Paul Krugman, Brad DeLong, and Matt Yglesias are all endorsing the Swedish plan for partial bank nationalization.  Maybe it’s better than what we’ll get (I haven’t read through the latest draft), but I don’t think they are addressing the weaknesses of the idea.  Namely:

1. Solvent banks don’t need to be nationalized.  Insolvent banks should be shut down.  Maybe they’re mostly insolvent, but that is second-guessing market prices just as much as Paulson’s view that bank assets can be bought on the cheap.  The implicit view is that current equity markets are overvaluing these banks.  (It is complicated, however, because current equity prices are not independent of the government plan and there can also be hovering in the neighborhood of insolvency.)  An alternative proposal, of course, is to reveal which banks are solvent and which are not.

2. There is much talk about taxpayers participating in the upside.  First, bank ownership is probably not an efficient way of redistributing wealth (is it what you want for Christmas?).  Second, Greg Mankiw’s friend scored a telling point:

…we
would all be better off if high schools taught the Modigliani-Miller
theorem. MM implies that the price of the asset (again,assuming the
auction gets it right) will adjust to offset the value of any warrants
Treasury receives. In this case of a reverse auction, imagine that the
price is set at $10. If Treasury instead demands a warrant for future
gains of some sort, then the price will rise in the expected amount of
the warrant — say that’s $2. Then the price Treasury pays for the
asset will be $12. Some people might prefer to get $12 in cash and give
up a warrant worth $2 in expected value. Fine, that’s a choice to be
made. But the assertion that somehow warrants are needed is simply
wrong.

I haven’t seen a good response.

3. Swedish governance is in many ways of higher quality than American governance.  It involves lower transactions costs, more social unity, and it is more inclusive of many different interest groups.  For one thing, the concentration of wealth in Stockholm makes it harder to use policy to redistribute wealth across regions.  Instead they redistribute wealth across genders and age groups but those forms of redistribution don’t distort the banking system so much.  The Swedish banking system is also "small as a whole" compared to surrounding markets; you can’t say that about the USA.  Note also that Swedish banks, circa the early 1990s, were simpler creatures than today’s American banking firms.

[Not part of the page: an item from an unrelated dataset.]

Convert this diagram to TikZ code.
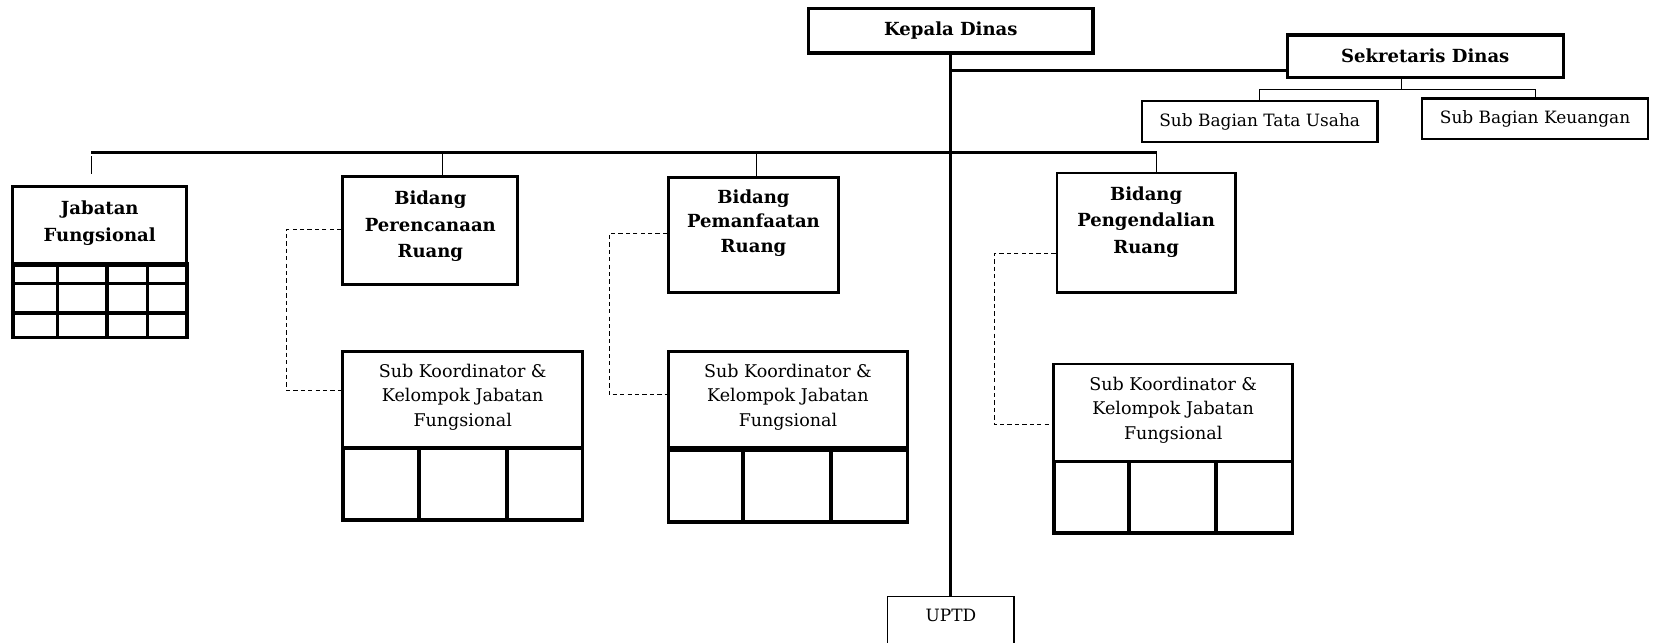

4. The U.S. doesn’t have any tradition of successful nationalization.  We’ve had plenty of interventions, but for whatever reasons nationalization has not been the preferred model.  I don’t think it is just ideology.  The diffuse and highly federalistic American political system is lacking in accountability and thus it is poorly suited for such policy actions.

5. Nationalization makes it harder to raise private capital next time there is a crisis.  It is a high time preference solution.

6. Presumably the government wants to show it is doing a good managerial job, but in fact the sector needs to shrink.  And would a government-owned bank cut off the flow of credit to, say, Chrysler?